As far as I am concerned, I have received the formal intimation that the chickens ate eagerly, there could be no more favourable omen for the Roman people and army.” He then issued instructions to the centurions to place the pullarius in front of the fighting line.

The standards of the Samnites were now advancing, followed by the army in gorgeous array; even to their enemies they presented a magnificent sight. Before the battle-shout was raised or the lines closed a chance javelin struck the pullarius and he fell in front of the standards.

When this was reported to the consul he remarked, “The gods are taking their part in the battle, the guilty man has met with his punishment.” While the consul was speaking a crow in front of him gave a loud and distinct caw. The consul welcomed the augury and declared that the gods had never more plainly manifested their presence in human affairs. He then ordered the charge to be sounded and the battle-shout to be raised.

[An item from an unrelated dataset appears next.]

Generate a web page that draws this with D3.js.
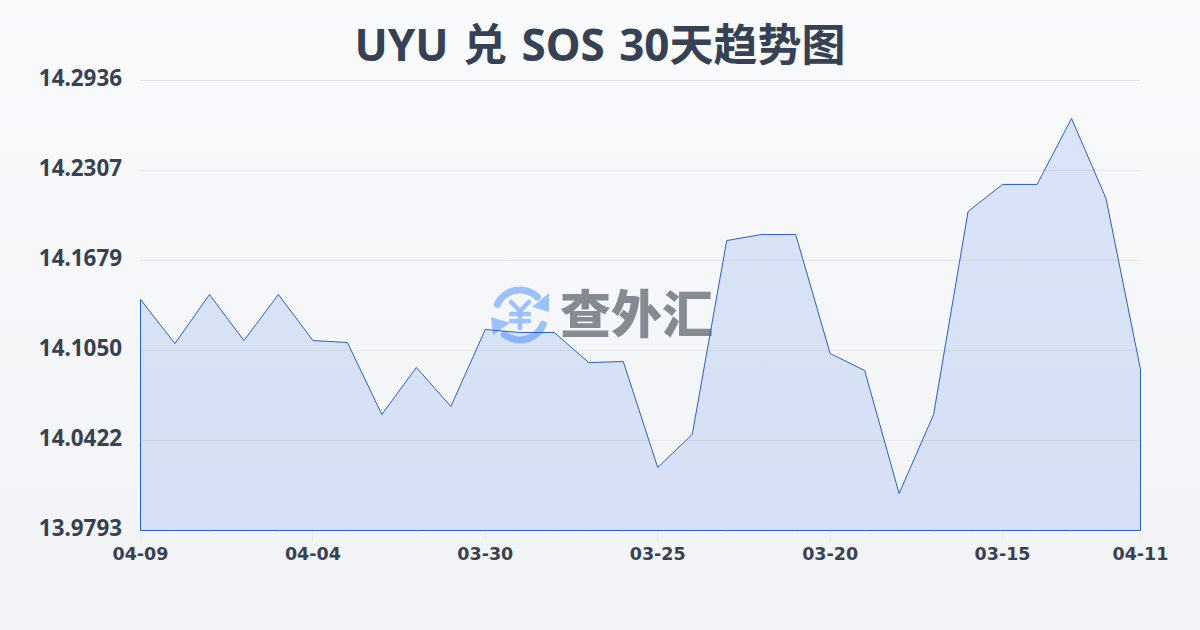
<!DOCTYPE html>
<html><head><meta charset="utf-8">
<script src="https://cdn.jsdelivr.net/npm/d3@7/dist/d3.min.js"></script>
<style>html,body{margin:0;padding:0;background:#f8fafc}svg{display:block}</style>
</head><body><svg id="c" width="1200" height="630"></svg>
<script>
const titleText = "UYU 兑 SOS 30天趋势图";
const values = [14.1406,14.1099,14.1441,14.1120,14.1441,14.1120,14.1106,14.0603,14.0932,14.0659,14.1197,14.1176,14.1176,14.0966,14.0973,14.0233,14.0464,14.1818,14.1860,14.1860,14.1029,14.0911,14.0051,14.0603,14.2021,14.2210,14.2210,14.2671,14.2112,14.0918];
const yTicks = [13.9793,14.0422,14.1050,14.1679,14.2307,14.2936];
const xTickIndex = [0,5,10,15,20,25,29];
const xTickLabels = ["04-09","04-04","03-30","03-25","03-20","03-15","04-11"];
const font = "'Noto Sans','Noto Sans CJK SC',sans-serif";
const xFont = "'DejaVu Sans',sans-serif";

const svg = d3.select("#c");
const defs = svg.append("defs");
const bg = defs.append("linearGradient").attr("id","bg").attr("x1",0).attr("y1",0).attr("x2",0).attr("y2",1);
bg.append("stop").attr("offset",0).attr("stop-color","#f8fafc");
bg.append("stop").attr("offset",1).attr("stop-color","#f1f3f6");
const fg = defs.append("linearGradient").attr("id","fg").attr("x1",0).attr("y1",0).attr("x2",0).attr("y2",1);
fg.append("stop").attr("offset",0).attr("stop-color","#2a60e0").attr("stop-opacity",0.14);
fg.append("stop").attr("offset",1).attr("stop-color","#2a60e0").attr("stop-opacity",0.14);

svg.append("rect").attr("width",1200).attr("height",630).attr("fill","url(#bg)");

const x = d3.scaleLinear().domain([0,values.length-1]).range([140.5,1140.5]);
const y = d3.scaleLinear().domain([yTicks[0],yTicks[yTicks.length-1]]).range([530.5,80.5]);

// grid
svg.append("g").selectAll("line").data(yTicks.slice(1)).join("line")
  .attr("x1",140).attr("x2",1140).attr("y1",d=>Math.floor(y(d))+0.5).attr("y2",d=>Math.floor(y(d))+0.5)
  .attr("stroke","#e5e7eb").attr("stroke-width",1);
// x tick marks
svg.append("g").selectAll("line").data(xTickIndex).join("line")
  .attr("x1",d=>Math.floor(x(d))+0.5).attr("x2",d=>Math.floor(x(d))+0.5).attr("y1",530).attr("y2",541)
  .attr("stroke","#e5e7eb").attr("stroke-width",1);

// watermark
const wm = svg.append("g");
const cx=520, cy=315, r=25;
const arc = d3.arc().innerRadius(r-3.5).outerRadius(r+3.5).cornerRadius(3);
const logo = "#9dc1fb";
wm.append("path").attr("transform",`translate(${cx},${cy})`).attr("fill",logo)
  .attr("d",arc({startAngle:-1.27,endAngle:0.9}));
wm.append("path").attr("transform",`translate(${cx},${cy})`).attr("fill",logo)
  .attr("d",arc({startAngle:1.82,endAngle:3.95}));
wm.append("path").attr("fill",logo).attr("d",d3.line()([[549,293],[549,312],[532,307]])+"Z");
wm.append("path").attr("fill",logo).attr("d",d3.line()([[491,317],[510,323],[493,335]])+"Z");
const yen = [[[511,302],[520,311],[529,302]],[[511,314],[529,314]],[[511,321],[529,321]],[[520,311],[520,328]]];
wm.append("g").selectAll("path").data(yen).join("path").attr("d",d=>d3.line()(d))
  .attr("fill","none").attr("stroke",logo).attr("stroke-width",4.5).attr("stroke-linecap","round");
wm.append("text").attr("x",560).attr("y",333).attr("font-family","'Noto Sans CJK SC'")
  .attr("font-weight",900).attr("font-size",51).attr("fill","#868a92").text("查外汇");

// area
const pts = values.map((v,i)=>[i,v]);
const area = d3.area().x(d=>x(d[0])).y0(y(yTicks[0])).y1(d=>y(d[1]));
svg.append("path").attr("d",area(pts)).attr("fill","url(#fg)").attr("stroke","#2b5fc4").attr("stroke-width",1).attr("stroke-linejoin","miter");

// y labels
svg.append("g").selectAll("text").data(yTicks).join("text")
  .attr("x",122).attr("y",d=>y(d)+5.5).attr("text-anchor","end")
  .attr("font-family",font).attr("font-weight",700).attr("font-size",22.4).attr("fill","#374151")
  .text(d=>d.toFixed(4));
// x labels
svg.append("g").selectAll("text").data(xTickIndex).join("text")
  .attr("x",d=>x(d)).attr("y",560).attr("text-anchor","middle")
  .attr("font-family",xFont).attr("font-weight",700).attr("font-size",17.5).attr("fill","#374151")
  .text((d,i)=>xTickLabels[i]);
// title
svg.append("text").attr("x",600).attr("y",61).attr("text-anchor","middle").attr("word-spacing",3)
  .attr("font-family",font).attr("font-weight",700).attr("font-size",44).attr("fill","#364153").text(titleText);
</script></body></html>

A savagely fought contest ensued. The two sides were, however, animated by very different feelings. The Romans went into battle eager for the fray, confident of victory, exasperated against the enemy and thirsting for his blood. The Samnites were, most of them, dragged in against their will by sheer compulsion and the terrors of religion, and they adopted defensive rather than aggressive tactics.

Accustomed as they had been for so many years to defeat, they would not have sustained even the first shout and charge of the Romans had not a still more awful object of fear possessed their minds and stayed them from flight.

They had before their eyes all that paraphernalia of the secret rite —the armed priests, the slaughtered remains of men and beasts scattered about indiscriminately, the altars sprinkled with the blood of the victims and of their murdered countrymen, the awful imprecations, the frightful curses which they had invoked on their family and race —these were the chains which bound them so that they could not flee.

They dreaded their own countrymen more than the enemy. The Romans pressed on from both wings and from the centre and cut down men who were paralysed by fear of gods and men. Only a feeble resistance could be offered by those who were only kept from flight by fear.